Un’ulteriore svolta culturale si è avuta anche nel 2005, quando l’International Diabetes Federation (IDF) ha riproposto in senso piuttosto restrittivo le prime indicazioni riportate inizialmente dall’Organizzazione Mondiale della Sanità (OMS) e poi dal NCEP ATP III (National Cholesterol Education Program - Third Adult Treatment Panel).
A parte alcune variazioni di parametri metabolici (tabella 1), la sostanziale innovazione introdotta dall’IDF è stata la riduzione del livello di soglia della circonferenza addominale per considerare un paziente affetto da sindrome metabolica: da 102 cm (88 cm per le donne) dell’ATP III si è passati ai 94 cm (80 cm per le donne) dell’IDF.



Come si vede dalla tabella 1, il parametro di maggior rilevanza che viene modificato dalle conclusioni dell’IDF è la circonferenza addominale.
Secondo i criteri dell’IDF, un paziente è classificato come sofferente di sindrome metabolica quando, oltre a presentare la cosiddetta “obesità centrale” (vedi circonferenza addominale), evidenzia anche due o più fattori alterati tra i rimanenti (trigliceridi, pressione arteriosa, C-HDL, glicemia). È fin troppo evidente dalla comune pratica clinica che il numero dei pazienti affetti da sindrome metabolica è veramente elevato. In realtà esistono anche dei cosiddetti fattori correttivi ”etnici”, ma questi riguardano il solo parametro dell’obesità centrale (tabella 2). Questa differenziazione etnica è opportuna in virtù della progressiva globalizzazione dei contatti medici dovuta all’alta mobilità della popolazione mondiale.

La sfida culturale


La sindrome metabolica, soprattutto quando si arriverà a una sua chiara e condivisa definizione a livello mondiale, rappresenta contemporaneamente un vecchio e un nuovo approccio al paziente per il medico di famiglia. Il vecchio approccio riguarda i parametri considerati: sono molto comuni e da sempre costituiscono quotidiano materiale di colloquio tra medico e paziente. Nuovo approccio perché proprio la contemporaneità dei parametri pone le condizioni per un approccio globale, quale appunto quello tipico della nostra disciplina. Ecco quindi che il metro in fettuccia viene ad assumere quasi una valenza totemica, una valenza di strumento che serve a rafforzare il ruolo del medico e l’evoluzione del rapporto tra lui e il paziente.


Misurare l’addome al paziente in ambulatorio è più semplice che spogliarlo e pesarlo (tabella 3) e quindi è più semplice evidenziare un momento di riflessione e iniziare metodiche di counselling volto a modificare comportamento e stili di vita e/o l’instaurazione di una vera e propria terapia medica.

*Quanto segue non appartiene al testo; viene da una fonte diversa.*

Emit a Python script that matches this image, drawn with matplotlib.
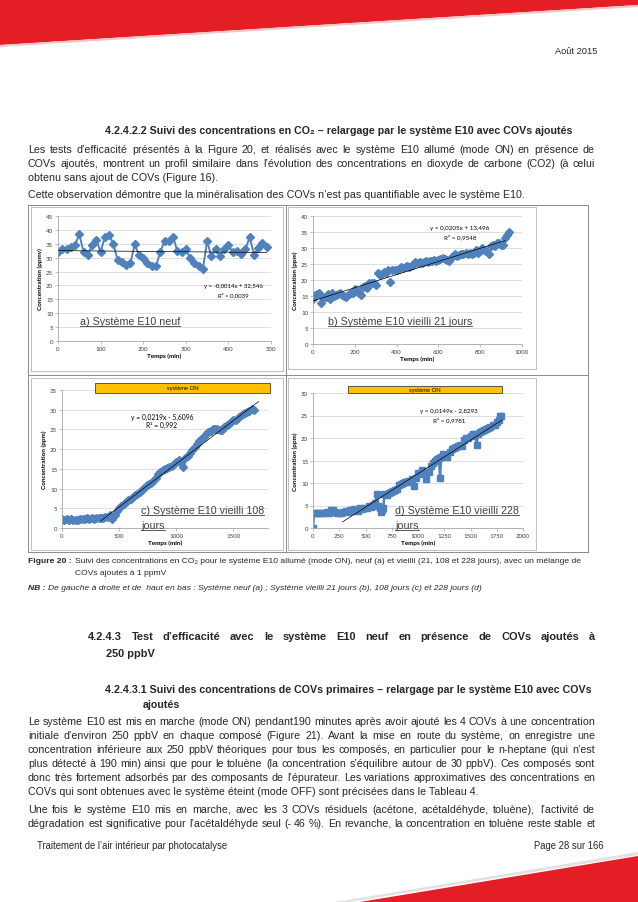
import numpy as np
import matplotlib
matplotlib.use("Agg")
import matplotlib.pyplot as plt
from matplotlib.patches import Polygon, Rectangle

W, H = 638, 903
RED = "#E31E24"
BLUE = "#4F81BD"
BODY = ["Liberation Sans", "DejaVu Sans"]
CHART = ["Lato", "Liberation Sans", "DejaVu Sans"]

# ---- data ----
# a) new system, every 10 min
a_time = np.arange(0, 500, 10)
a_conc = [32, 33, 33, 34, 34.5, 38.5, 32, 31, 34.5, 36.5,
          32, 37.5, 38, 35, 29, 28.5, 27.5, 28, 34.8, 31,
          30, 28, 27, 27, 32, 36, 36, 37.5, 32.5, 32,
          33, 30, 28, 27, 25.8, 36, 30.5, 33, 30.5, 33,
          34.5, 32, 32.5, 31.5, 33, 37.5, 31, 33.5, 35.3, 34]
a_fit = (-0.0014, 32.546)

# b) aged 21 days, every 10 min
b_time = np.arange(0, 950, 10)
b_conc = [14, 15.3, 15.5, 15.8, 12.8, 14.5, 14.8, 15.5, 14, 16,
          15, 15.3, 15.5, 15.8, 15.2, 15, 14.8, 15.5, 16, 15.8,
          17.3, 16.5, 16, 15.3, 17.8, 18, 17.5, 19, 19, 19.2,
          18.5, 22.3, 21.5, 22, 22.5, 22.3, 23, 19.5, 23, 23.2,
          23, 23.5, 24, 23.8, 24.2, 24.5, 24, 24.5, 24.8, 25.5,
          25.3, 25.5, 25.2, 25.5, 25.8, 25.5, 26, 25.8, 26.2, 26,
          26.3, 26.5, 26.8, 26.5, 26.2, 26, 26.8, 27.5, 28, 27.5,
          27.8, 28, 28.2, 28.5, 28, 28.3, 28, 28.5, 29.5, 28.5,
          29.2, 30, 29.5, 29, 28, 30.5, 31, 30.5, 31.5, 31.5,
          31, 30.8, 33, 34, 35]
b_fit = (0.0205, 13.496)

# c) aged 108 days
c_time = [0, 20, 40, 60, 80, 100, 120, 140, 160, 180, 200, 220, 240, 260, 280,
          300, 320, 340, 360, 380, 400, 420, 440, 460, 480, 500, 520, 540, 560,
          580, 600, 620, 640, 660, 680, 700, 720, 740, 760, 780, 800, 820, 840,
          860, 880, 900, 920, 940, 960, 980, 1000, 1020, 1040, 1060, 1080, 1100,
          1120, 1140, 1160, 1180, 1200, 1220, 1240, 1260, 1280, 1300, 1320, 1340,
          1360, 1380, 1400, 1420, 1440, 1460, 1480, 1500, 1520, 1540, 1560, 1580,
          1600, 1620, 1640, 1660, 1680]
c_conc = [2.2, 2.1, 2.2, 2.1, 2.2, 2.1, 2.0, 2.1, 2.2, 2.3, 2.2, 2.5, 2.4, 2.5, 2.4,
          2.5, 2.6, 2.5, 2.6, 2.7, 2.8, 3.2, 2.2, 3.3, 4.2, 5.0, 5.6, 6.2, 6.5,
          7.0, 7.3, 7.8, 8.3, 8.7, 9.2, 9.6, 10.2, 10.8, 11.2, 11.5, 12.0, 12.8, 13.8,
          14.3, 14.8, 15.0, 15.3, 15.5, 15.8, 16.3, 16.8, 17.2, 16.5, 15.5, 17.8, 18.3,
          19.0, 19.8, 20.5, 21.2, 22.0, 22.6, 23.2, 23.8, 24.3, 24.5, 25.0, 25.2,
          25.0, 24.8, 24.8, 25.5, 26.2, 26.5, 27.0, 27.3, 27.5, 28.0, 28.3, 28.8,
          29.2, 29.5, 29.8, 30.2, 30.0]
c_fit = (0.0219, -5.6096)

# d) aged 228 days
d_time = [0, 10, 30, 50, 70, 90, 110, 130, 150, 170, 190, 210, 230, 250, 270,
          290, 310, 330, 350, 370, 390, 410, 430, 450, 470, 490, 510, 530, 550,
          570, 590, 610, 620, 640, 650, 660, 670, 680, 700, 720, 740, 760, 780,
          800, 820, 840, 860, 880, 900, 920, 940, 960, 980, 1000, 1020, 1040, 1060,
          1080, 1100, 1120, 1140, 1160, 1180, 1200, 1210, 1220, 1240, 1260, 1280,
          1300, 1320, 1340, 1360, 1380, 1400, 1420, 1440, 1460, 1480, 1500, 1520,
          1540, 1560, 1570, 1590, 1610, 1630, 1650, 1670, 1690, 1710, 1730, 1750,
          1770, 1780, 1790]
d_conc = [0, 3.3, 3.4, 3.3, 3.4, 3.3, 3.4, 3.5, 3.4, 4.0, 3.9, 3.5, 3.4, 3.3, 3.3,
          3.5, 3.8, 3.5, 4.0, 3.8, 4.2, 4.0, 3.8, 4.5, 4.3, 4.5, 4.4, 4.8, 4.6,
          5.2, 5.5, 7.5, 5.0, 4.5, 3.5, 4.0, 4.5, 7.5, 7.3, 7.8, 8.0, 8.3, 8.5,
          8.6, 9.5, 9.8, 10.0, 10.3, 10.5, 10.2, 10.8, 9.3, 11.2, 12.3, 12.0, 13.0, 12.5,
          11.0, 12.5, 13.8, 14.5, 15.0, 15.3, 15.5, 11.2, 15.8, 16.5, 16.3, 15.8,
          17.0, 17.5, 17.8, 18.0, 18.3, 18.5, 18.2, 19.5, 20.0, 20.0, 20.5, 20.8,
          21.0, 18.5, 21.0, 21.3, 21.5, 21.8, 22.0, 22.2, 22.5, 22.8, 23.0, 23.5,
          24.0, 24.8, 25.0]
d_fit = (0.0149, -2.8293)

# ---- page text ----
H1 = "4.2.4.2.2 Suivi des concentrations en CO₂ – relargage par le système E10 avec COVs ajoutés"
PAR1 = ["Les tests d’efficacité présentés à la Figure 20, et réalisés avec le système E10 allumé (mode ON) en présence de",
        "COVs ajoutés, montrent un profil similaire dans l’évolution des concentrations en dioxyde de carbone (CO2) (à celui",
        "obtenu sans ajout de COVs (Figure 16)."]
PAR2 = ["Cette observation démontre que la minéralisation des COVs n’est pas quantifiable avec le système E10."]
CAP = ("Suivi des concentrations en CO₂ pour le système E10 allumé (mode ON), neuf (a) et vieilli "
       "(21, 108 et 228 jours), avec un mélange de")
NB = ("De gauche à droite et de  haut en bas : Système neuf (a) ; Système vieilli 21 jours (b), "
      "108 jours (c) et 228 jours (d)")
H2 = "4.2.4.3 Test d’efficacité avec le système E10 neuf en présence de COVs ajoutés à"
H3 = "4.2.4.3.1 Suivi des concentrations de COVs primaires – relargage par le système E10 avec COVs"
PAR3 = ["Le système E10 est mis en marche (mode ON) pendant190 minutes après avoir ajouté les 4 COVs à une concentration",
        "initiale d’environ 250 ppbV en chaque composé (Figure 21). Avant la mise en route du système, on enregistre une",
        "concentration inférieure aux 250 ppbV théoriques pour tous les composés, en particulier pour le n-heptane (qui n’est",
        "plus détecté à 190 min) ainsi que pour le toluène (la concentration s’équilibre autour de 30 ppbV). Ces composés sont",
        "donc très fortement adsorbés par des composants de l’épurateur. Les variations approximatives des concentrations en",
        "COVs qui sont obtenues avec le système éteint (mode OFF) sont précisées dans le Tableau 4."]
PAR4 = ["Une fois le système E10 mis en marche, avec les 3 COVs résiduels (acétone, acétaldéhyde, toluène), l’activité de",
        "dégradation est significative pour l’acétaldéhyde seul (- 46 %). En revanche, la concentration en toluène reste stable et"]

fig = plt.figure(figsize=(W / 100, H / 100), dpi=100)
page = fig.add_axes([0, 0, 1, 1])
page.set_xlim(0, W)
page.set_ylim(H, 0)
page.axis("off")
renderer = fig.canvas.get_renderer()

# red header / footer bands
page.add_patch(Polygon([(0, 0), (W, 0), (W, 6), (0, 46)], color=RED, lw=0))
page.add_patch(Polygon([(0, 46), (W, 6), (W, 8), (0, 48)], color="#F4C6C6", lw=0))
page.add_patch(Polygon([(335, H), (W, 853), (W, 856), (350, H)], color="#E2E2E2", lw=0))
page.add_patch(Polygon([(360, H), (W, 857), (W, H)], color=RED, lw=0))


def txt(x, y, s, size=7.0, ha="left", **kw):
    kw.setdefault("color", "#262626")
    kw.setdefault("family", BODY)
    return page.text(x, y, s, fontsize=size, ha=ha, va="center", **kw)


def width(s, size, **kw):
    t = txt(0, 0, s, size, **kw)
    w = t.get_window_extent(renderer).width
    t.remove()
    return w


def fit(s, target, **kw):
    return 8.0 * target / width(s, 8.0, **kw)


def justify(x0, x1, y, s, size, **kw):
    words = s.split()
    objs = [txt(x0, y, w, size, **kw) for w in words]
    widths = [o.get_window_extent(renderer).width for o in objs]
    gap = (x1 - x0 - sum(widths)) / (len(words) - 1)
    x = x0
    for o, w in zip(objs, widths):
        o.set_x(x)
        x += w + gap


def paragraph(x0, x1, y, lines, size, dy=14, last_justified=False):
    for i, line in enumerate(lines):
        if i < len(lines) - 1 or last_justified:
            justify(x0, x1, y + i * dy, line, size)
        else:
            txt(x0, y + i * dy, line, size)


# body size: longest justified line fills the column with normal spacing
just_lines = PAR1[:-1] + PAR3[:-1] + PAR4
body = min(fit(s, 566) for s in just_lines) * 0.995

txt(597, 51, "Août 2015", body * 0.88, ha="right")
txt(105, 131, H1, fit(H1, 468, weight="bold"), weight="bold")
paragraph(28, 595, 150, PAR1, body)
txt(28, 195, PAR2[0], body)

# figure table
for yy in (206, 376, 553):
    page.plot([28, 588], [yy, yy], color="#8C8C8C", lw=0.7)
for xx in (28, 285.5, 588):
    page.plot([xx, xx], [206, 553], color="#8C8C8C", lw=0.7)
for (fx0, fy0, fx1, fy1) in [(31, 208, 283, 372), (288, 208, 536, 370),
                             (31, 379, 283, 551), (288, 379, 536, 551)]:
    page.add_patch(Rectangle((fx0, fy0), fx1 - fx0, fy1 - fy0, fill=False,
                             ec="#BFBFBF", lw=0.7))

# caption / NB
cs = 8.0 * 552 / (width("Figure 20 :", 8.0, weight="bold") + width(CAP, 8.0) + 4)
cap = txt(28, 562, "Figure 20 :", cs, weight="bold")
cx = 28 + cap.get_window_extent(renderer).width + 3
txt(cx, 562, CAP, cs)
txt(cx, 574, "COVs ajoutés à 1 ppmV", cs)
nb = txt(28, 589, "NB :", cs, weight="bold", style="italic")
txt(28 + nb.get_window_extent(renderer).width + 2, 589, NB, cs, style="italic")

h2 = 7.9
justify(88, 595, 637, H2, h2, weight="bold")
txt(106, 654, "250 ppbV", h2, weight="bold")
txt(105, 690, H3, fit(H3, 488, weight="bold"), weight="bold")
txt(143, 705, "ajoutés", fit(H3, 488, weight="bold"), weight="bold")

paragraph(28, 595, 722, PAR3, body)
paragraph(28, 595, 810, PAR4, body, last_justified=True)

txt(37, 846, "Traitement de l’air intérieur par photocatalyse", body * 0.9)
txt(603, 846, "Page 28 sur 166", body * 0.9, ha="right")


def chart(x0, x1, ytop, ybot, xmax, ymax, xstep, ystep, ylabel):
    ax = fig.add_axes([x0 / W, 1 - ybot / H, (x1 - x0) / W, (ybot - ytop) / H])
    ax.set_xlim(0, xmax)
    ax.set_ylim(0, ymax)
    ax.set_xticks(np.arange(0, xmax + 1, xstep))
    ax.set_yticks(np.arange(0, ymax + 1, ystep))
    ax.grid(axis="y", color="#D9D9D9", lw=0.6)
    ax.set_axisbelow(True)
    ax.patch.set_alpha(0)
    for s in ("top", "right"):
        ax.spines[s].set_visible(False)
    for s in ("left", "bottom"):
        ax.spines[s].set_color("#A6A6A6")
        ax.spines[s].set_linewidth(0.6)
    ax.tick_params(labelsize=4.4, labelcolor="#404040", color="#A6A6A6",
                   length=2, width=0.5, pad=1.5)
    for lab in ax.get_xticklabels() + ax.get_yticklabels():
        lab.set_family(CHART)
    ax.set_xlabel("Temps (min)", fontsize=4.6, fontweight="bold", labelpad=1.5, family=CHART)
    ax.set_ylabel(ylabel, fontsize=4.6, fontweight="bold", labelpad=2, family=CHART)
    return ax


def trend(ax, coef, t0, t1):
    xs = np.array([t0, t1])
    ax.plot(xs, coef[0] * xs + coef[1], color="black", lw=0.5, zorder=5)


def on_box(ax, xa, xb, ya, yb):
    ax.add_patch(Rectangle((xa, ya), xb - xa, yb - ya, fc="#FFC000", ec="#404040",
                           lw=0.6, clip_on=False, zorder=6))
    ax.text((xa + xb) / 2, (ya + yb) / 2, "système ON", fontsize=4.2, ha="center",
            va="center", family=CHART, zorder=7, clip_on=False)


ax_a = chart(58, 271, 217, 342, 500, 45, 100, 5, "Concentration (ppmv)")
ax_a.plot(a_time, a_conc, color=BLUE, lw=1.4, marker="D", ms=4)
trend(ax_a, a_fit, 0, 490)

ax_b = chart(313, 522, 217, 345, 1000, 40, 200, 5, "Concentration (ppm)")
ax_b.plot(b_time, b_conc, ls="none", color=BLUE, marker="D", ms=4.2)
trend(ax_b, b_fit, 0, 920)

ax_c = chart(62, 267.7, 391, 529, 1800, 35, 500, 5, "Concentration (ppm)")
ax_c.plot(c_time, c_conc, color=BLUE, lw=2.2, marker="D", ms=4.2)
trend(ax_c, c_fit, 340, 1720)
on_box(ax_c, 289, 1820, 34.24, 36.78)

ax_d = chart(313, 523, 394, 529, 2000, 30, 250, 5, "Concentration (ppm)")
ax_d.plot(d_time, d_conc, color=BLUE, lw=1.8, marker="s", ms=4.8)
trend(ax_d, d_fit, 280, 1800)
on_box(ax_d, 333, 1800, 29.95, 31.55)

# overlay for equations and panel labels (page pixel coordinates)
top = fig.add_axes([0, 0, 1, 1], zorder=10)
top.set_xlim(0, W)
top.set_ylim(H, 0)
top.axis("off")
for (ex, ey, e1, e2, es) in [(233, 287, "y = -0,0014x + 32,546", "R² = 0,0039", 4.3),
                             (460, 229, "y = 0,0205x + 13,496", "R² = 0,9548", 4.5),
                             (162, 417, "y = 0,0219x - 5,6096", "R² = 0,992", 4.9),
                             (449, 412, "y = 0,0149x - 2,8293", "R² = 0,9781", 4.5)]:
    top.text(ex, ey, e1, fontsize=es, ha="center", va="center", family=CHART)
    top.text(ex, ey + 8.5, e2, fontsize=es, ha="center", va="center", family=CHART)

for (lx, ly, lab) in [(80, 322, "a) Système E10 neuf"),
                      (328, 322, "b) Système E10 vieilli 21 jours"),
                      (141, 511, "c) Système E10 vieilli 108"),
                      (395, 511, "d) Système E10 vieilli 228"),
                      (141, 526, "jours"),
                      (395, 526, "jours")]:
    t = top.text(lx, ly, lab, fontsize=7.7, ha="left", va="center", family=BODY, color="#404040")
    bb = t.get_window_extent(renderer)
    top.plot([lx, lx + bb.width], [ly + 5, ly + 5], color="#404040", lw=0.6)

fig.savefig("out.png", dpi=100)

Le recenti acquisizioni (sul reale valore delle quali non si entra nel merito) relative alla prescrizione farmacologica delle statine secondo la nota 13, ma anche le linee guida sull’ipertensione arteriosa, stanno abituando il medico a ragionare secondo algoritmi matematici, derivati da osservazioni seriate su grandi numeri di pazienti. Il posizionamento di un paziente in uno score di rischio sta diventando comune pratica clinica e riflette sicuramente l’attuale tendenza generalizzata a quantificare, a misurare, ad assegnare un valore numerale, confrontabile e processabile molti aspetti della vita biologica (ma anche sociale) delle persone. Questa tendenza può essere passivamente subita, e trasformare la relazione medico-paziente in un rapporto contabile, alla stregua di un estratto conto bancario, oppure governata e usata come strumento per migliorare il rapporto stesso.
La sindrome metabolica, quindi, ancorché non certamente definita, è una grande sfida culturale per la medicina di famiglia, anzi la nostra disciplina è potenzialmente quella dotata di maggior capacità descrittiva e di raccolta di dati: non deve sfuggire che la piena padronanza delle cifre può trasformare il medico da scienziato tecnocrate ad umanista olistico, e quindi contribuire a ridare la dignità che, anche per colpa nostra, stiamo perdendo per strada.